Southeast Tech is situated on a 168 acre campus located at 2320 North Career Avenue in Sioux Falls, South Dakota. It includes several academic buildings, two residence halls, and a childcare building. Buildings include:
- George S. Mickelson Center, location of admissions and financial aid offices
- The HUB contains lounges, classrooms, two laboratories, student dining, an auditorium, and offices
- Ed Wood Trade & Industry Center, home of industrial technology and transportation departments
- Terrence Sullivan Health Science Center, home of healthcare and law enforcement departments
- Healthcare Simulation Center, a simulated hospital building for healthcare programs
- Southeast Technology Center, home of the information technology department
- Andera Hall and Hummel-Nicolay Hall, two residence buildings, each containing 54 units
- Scarborough Childcare Center, offering childcare services for students and staff

==Administration==
Southeast Tech is managed by the Sioux Falls School Board.
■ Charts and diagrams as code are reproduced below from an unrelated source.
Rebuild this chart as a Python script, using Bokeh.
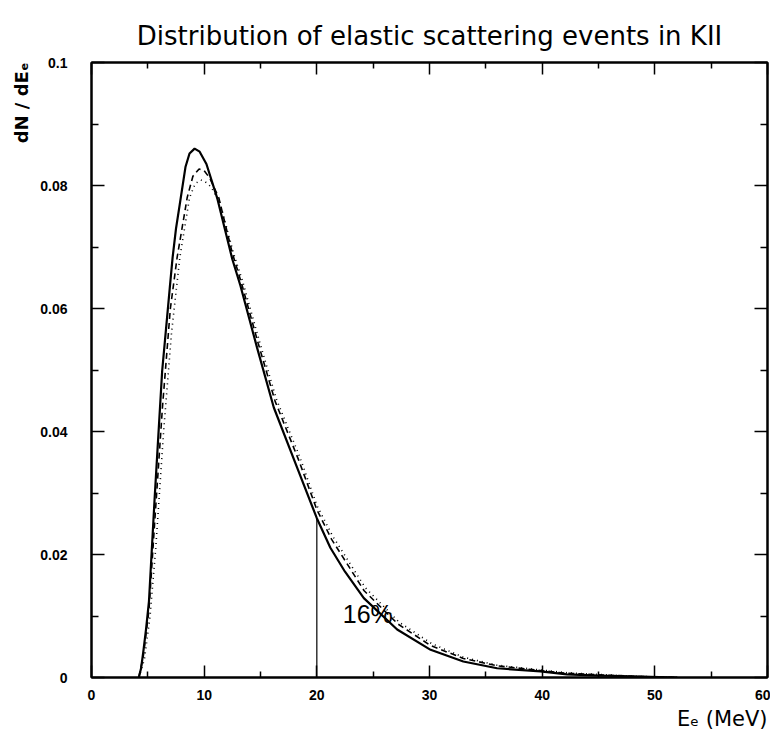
import math
from bokeh.plotting import figure
from bokeh.models import LinearAxis, FixedTicker, Label, Range1d, CustomJSTickFormatter, Title
from bokeh.embed import file_html
from bokeh.resources import INLINE

# ---- data ----
solid_x = [4.2, 4.4, 4.6, 4.85, 5.1, 5.6, 6.27, 6.95, 7.2, 7.5, 7.84, 8.34, 8.7, 9.15, 9.6, 10.2, 11.15,
           12.5, 13.22, 14.7, 16.18, 18.26, 20.0, 21.2, 22.5, 24.17, 27.13, 30.1, 33.0, 36.0, 39.85,
           42.2, 45.0, 48.0, 52.0]
solid_y = [0.0, 0.0015, 0.0042, 0.0080, 0.0124, 0.0290, 0.0498, 0.0634, 0.0683, 0.0730, 0.0770, 0.0830,
           0.0852, 0.0860, 0.0855, 0.0835, 0.0780, 0.0680, 0.0637, 0.0536, 0.0439, 0.0341, 0.0259,
           0.0211, 0.0172, 0.0129, 0.0078, 0.0045, 0.0026, 0.0015, 0.0010, 0.0005, 0.0003, 0.0002, 0.0]

dashed_x = [4.2, 4.6, 5.1, 5.6, 6.3, 7.0, 7.6, 8.5, 9.0, 9.55, 10.0, 10.5, 11.3, 12.5, 13.3, 14.8, 16.3,
            18.4, 20.0, 21.3, 24.2, 27.2, 30.1, 33.0, 36.0, 40.0, 42.0, 48.0, 52.0]
dashed_y = [0.0, 0.0035, 0.0110, 0.0250, 0.0440, 0.0600, 0.0683, 0.0781, 0.0815, 0.0827, 0.0824, 0.0812,
            0.0780, 0.0690, 0.0642, 0.0543, 0.0449, 0.0353, 0.0273, 0.0225, 0.0141, 0.0087, 0.0052,
            0.0031, 0.0019, 0.0011, 0.0007, 0.0002, 0.0]

dotted_x = [4.2, 4.7, 5.2, 5.7, 6.4, 7.1, 7.84, 8.7, 9.2, 9.7, 10.1, 10.6, 11.4, 12.6, 13.4, 14.9, 16.4,
            18.5, 20.0, 21.4, 24.3, 27.3, 30.2, 33.0, 36.0, 40.0, 42.0, 48.0, 52.0]
dotted_y = [0.0, 0.0030, 0.0100, 0.0210, 0.0400, 0.0560, 0.0683, 0.0780, 0.0803, 0.0809, 0.0806, 0.0798,
            0.0772, 0.0690, 0.0645, 0.0547, 0.0453, 0.0358, 0.0280, 0.0230, 0.0146, 0.0090, 0.0055,
            0.0033, 0.0020, 0.0012, 0.0008, 0.0002, 0.0]

cut_x = [20.0, 20.0]
cut_y = [0.0, 0.0259]

x_major = [0, 10, 20, 30, 40, 50, 60]
x_minor = [5, 15, 25, 35, 45, 55]
y_major = [0, 0.02, 0.04, 0.06, 0.08, 0.1]
y_minor = [0.01, 0.03, 0.05, 0.07, 0.09]
y_labels = {0: "0", 0.02: "0.02", 0.04: "0.04", 0.06: "0.06", 0.08: "0.08", 0.1: "0.1"}

title_text = "Distribution of elastic scattering events in KII"
ylabel_text = "dN / dE\u2091"
xlabel_text = "E\u2091 (MeV)"
pct_text = "16%"

# ---- figure ----
p = figure(width=770, height=735, x_range=Range1d(0, 60), y_range=Range1d(0, 0.1),
           output_backend="svg", toolbar_location=None,
           min_border_left=91, min_border_right=3, min_border_top=62, min_border_bottom=58,
           x_axis_type=None, y_axis_type=None, title=title_text)
p.grid.visible = False
p.outline_line_color = "black"
p.outline_line_width = 2
p.background_fill_color = "white"
p.border_fill_color = "white"
p.title.text_font = "DejaVu Sans"
p.title.text_font_size = "26px"
p.title.text_font_style = "normal"
p.title.text_color = "black"
p.title.align = "center"
p.title.standoff = 24

FONT = "Liberation Sans"
blank = CustomJSTickFormatter(code="return ''")


def style_axis(ax, ticks, minors, major_len, minor_len, show_labels):
    ax.ticker = FixedTicker(ticks=ticks, minor_ticks=minors)
    ax.axis_line_color = "black"
    ax.axis_line_width = 2
    ax.major_tick_in = major_len
    ax.major_tick_out = 0
    ax.minor_tick_in = minor_len
    ax.minor_tick_out = 0
    ax.major_tick_line_width = 1.5
    ax.minor_tick_line_width = 1.5
    ax.major_tick_line_color = "black"
    ax.minor_tick_line_color = "black"
    if show_labels:
        ax.major_label_text_font = FONT
        ax.major_label_text_font_size = "14px"
        ax.major_label_text_font_style = "bold"
        ax.major_label_text_color = "black"
    else:
        ax.formatter = blank
        ax.major_label_standoff = 0


xb = LinearAxis()
style_axis(xb, x_major, x_minor, 12, 6, True)
xb.major_label_standoff = 12
p.add_layout(xb, "below")

xt = LinearAxis()
style_axis(xt, x_major, x_minor, 12, 6, False)
p.add_layout(xt, "above")

yl = LinearAxis()
style_axis(yl, y_major, y_minor, 13, 7, True)
yl.major_label_overrides = y_labels
yl.major_label_standoff = 24
p.add_layout(yl, "left")

yr = LinearAxis()
style_axis(yr, y_major, y_minor, 13, 7, False)
p.add_layout(yr, "right")

# axis labels as titles (right/top aligned like the reference)
xlab = Title(text=xlabel_text, align="right", text_font="DejaVu Sans", text_font_size="21px",
             text_font_style="normal", text_color="black", standoff=5)
p.add_layout(xlab, "below")
ylab = Title(text=ylabel_text, align="right", text_font="DejaVu Sans", text_font_size="18px",
             text_font_style="bold", text_color="black", standoff=12)
p.add_layout(ylab, "left")

# ---- curves ----
p.line(dotted_x, dotted_y, line_color="black", line_width=1.6, line_dash="1 4")
p.line(dashed_x, dashed_y, line_color="black", line_width=1.6, line_dash="6 4")
p.line(solid_x, solid_y, line_color="black", line_width=2.2)
p.line(cut_x, cut_y, line_color="black", line_width=1.2)

# ---- texts ----
p.add_layout(Label(x=22.3, y=0.0103, text=pct_text, text_font=FONT, text_font_size="25px",
                   text_color="black", text_align="left", text_baseline="middle"))

open("out.html", "w").write(file_html(p, INLINE))
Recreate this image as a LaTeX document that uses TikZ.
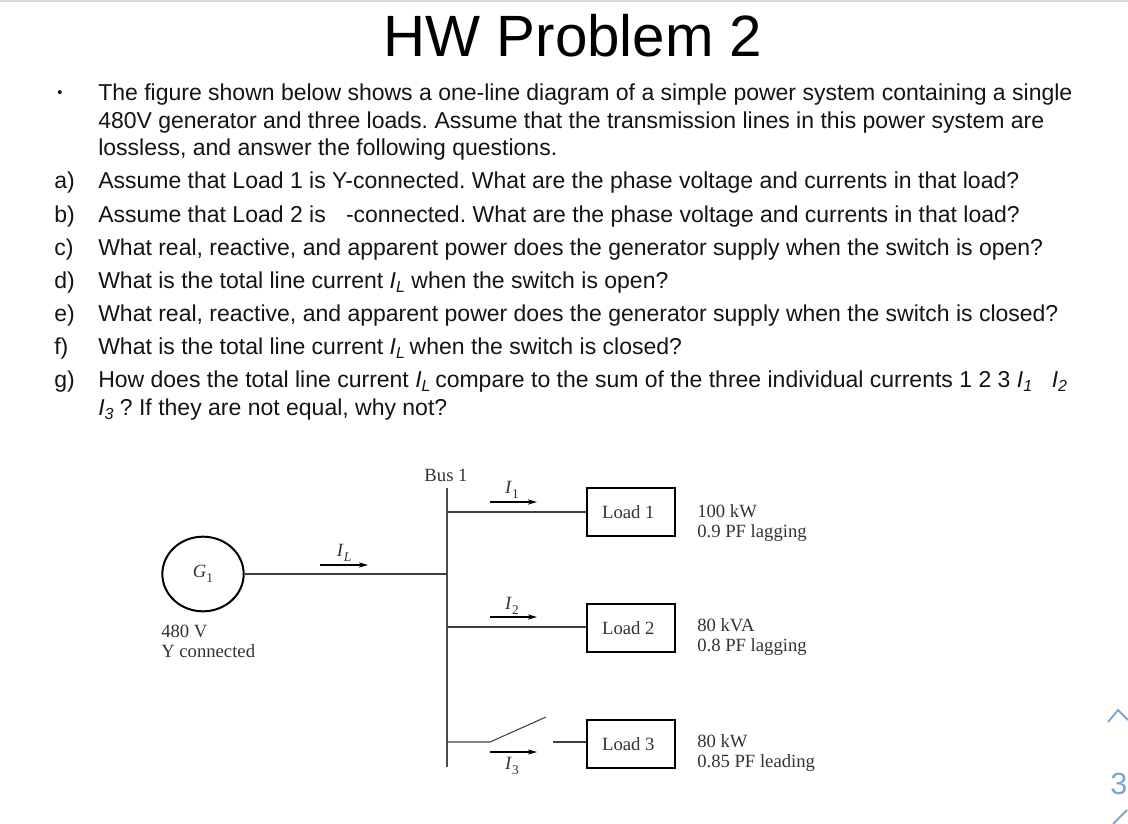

In March 2024, President Robert Griggs resigned after eight years as the college's president, to be replaced by Cory Clasemann in mid-July 2024.

==Academics==
Southeast Tech offers degree programs, certificates, and non-degree courses in a variety of sectors, including agriculture, business, technology, horticulture, information and computer technology, construction, engineering, healthcare (including veterinary medicine), industrial trades, law enforcement, childcare, media, and automotive sciences. It also offers GED, adult learning, and ESL programs through its Hovland Learning Center.

===Partnerships===
Southeast Tech has partnerships with Huron Regional Medical Center and Huron Community Campus and offers nursing programs in Huron, South Dakota. In April 2024, Southeast Tech signed two articulation agreements to allow its graduates to pursue bachelor's degrees at other South Dakota institutions: one with South Dakota School of Mines and Technology (SDSM&T) for civil engineering graduates, and another with Dakota Wesleyan University for licensed practical nursing graduates.

===Accreditation===
Southeast Tech has been accredited through the Higher Learning Commission (HLC) since 1981 and were part of its Academic Quality Improvement Program until that program was discontinued in 2018; Southeast Tech is now part of the HLC's Open Pathway program. Individual academic programs are also accredited by various organizations and boards.